[Information shown]
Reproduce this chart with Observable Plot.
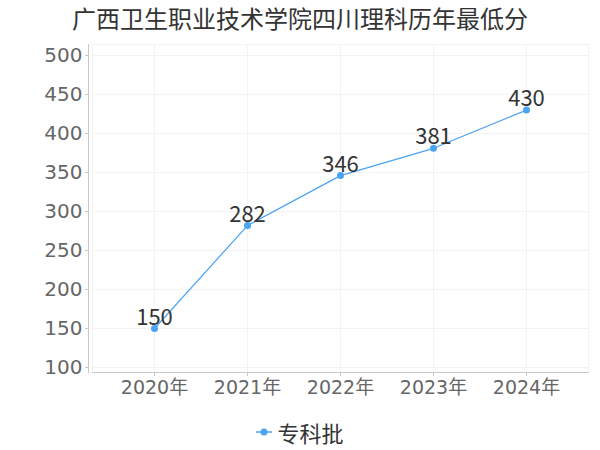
<!DOCTYPE html>
<html>
<head>
<meta charset="utf-8">
<script src="https://cdn.jsdelivr.net/npm/d3@7"></script>
<script src="https://cdn.jsdelivr.net/npm/@observablehq/plot@0.6"></script>
<style>
  body { margin: 0; background: #fff; width: 600px; height: 450px; overflow: hidden; }
  #title { height: 38px; line-height: 36px; text-align: center; font-family: "Noto Sans CJK SC", sans-serif; font-size: 24px; color: #333; }
  #legend { height: 37px; display: flex; justify-content: center; align-items: center; font-family: "Noto Sans CJK SC", sans-serif; font-size: 22px; color: #333; }
  #legend svg { margin-right: 5px; }
</style>
</head>
<body>
<div id="title">广西卫生职业技术学院四川理科历年最低分</div>
<div id="chart"></div>
<div id="legend"><svg width="16" height="10"><line x1="0" y1="5" x2="16" y2="5" stroke="#4aa3f5" stroke-width="1.5"/><circle cx="8" cy="5" r="3.5" fill="#4aa3f5"/></svg><span>专科批</span></div>
<script>
const years = ["2020年", "2021年", "2022年", "2023年", "2024年"];
const scores = [150, 282, 346, 381, 430];
const yTicks = [100, 150, 200, 250, 300, 350, 400, 450, 500];
const seriesName = "专科批";

const data = years.map((y, i) => ({year: y, score: scores[i], series: seriesName}));
const color = "#4aa3f5";

const chart = Plot.plot({
  width: 600,
  height: 375,
  marginLeft: 92,
  marginRight: 12,
  marginTop: 6,
  marginBottom: 41,
  insetTop: 11,
  insetBottom: 5,
  style: {fontFamily: "'DejaVu Sans', 'Noto Sans CJK SC', sans-serif", fontSize: "18px", background: "#fff"},
  x: {type: "point", domain: years, padding: 0.64, label: null},
  y: {domain: [100, 500], label: null},
  marks: [
    Plot.frame({stroke: "#f2f2f2"}),
    Plot.gridY(yTicks, {stroke: "#f3f3f3", strokeOpacity: 1}),
    Plot.gridX(years, {stroke: "#f3f3f3", strokeOpacity: 1}),
    Plot.frame({anchor: "left", dx: -4, stroke: "#c8c8c8"}),
    Plot.frame({anchor: "bottom", stroke: "#c8c8c8"}),
    Plot.axisY(yTicks, {dx: -4, tickSize: 3, tickPadding: 3, stroke: "#c8c8c8", fill: "#666", fontSize: 20, label: null}),
    Plot.axisX(years, {tickSize: 4, tickPadding: 4, stroke: "#c8c8c8", fill: "#666", fontSize: 19, label: null}),
    Plot.line(data, {x: "year", y: "score", stroke: color, strokeWidth: 1.2}),
    Plot.dot(data, {x: "year", y: "score", r: 3.5, fill: color, stroke: null}),
    Plot.text(data, {x: "year", y: "score", text: d => String(d.score), lineAnchor: "bottom", dy: -4, fill: "#333", fontSize: 22, fontFamily: "'Noto Sans CJK SC', sans-serif"})
  ]
});
document.getElementById("chart").appendChild(chart);
</script>
</body>
</html>
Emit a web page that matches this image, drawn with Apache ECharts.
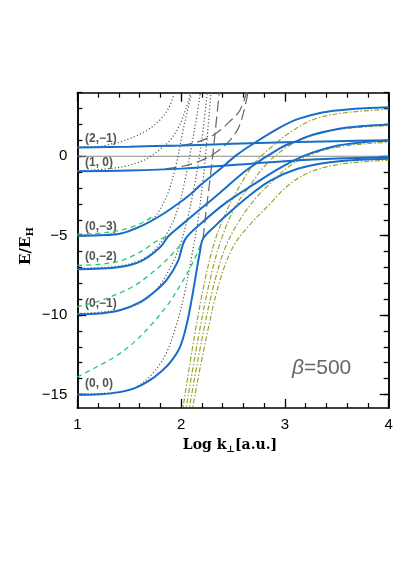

[Directive]
Count how many lines contain "this" and give only that count.

[Exercise answer]
2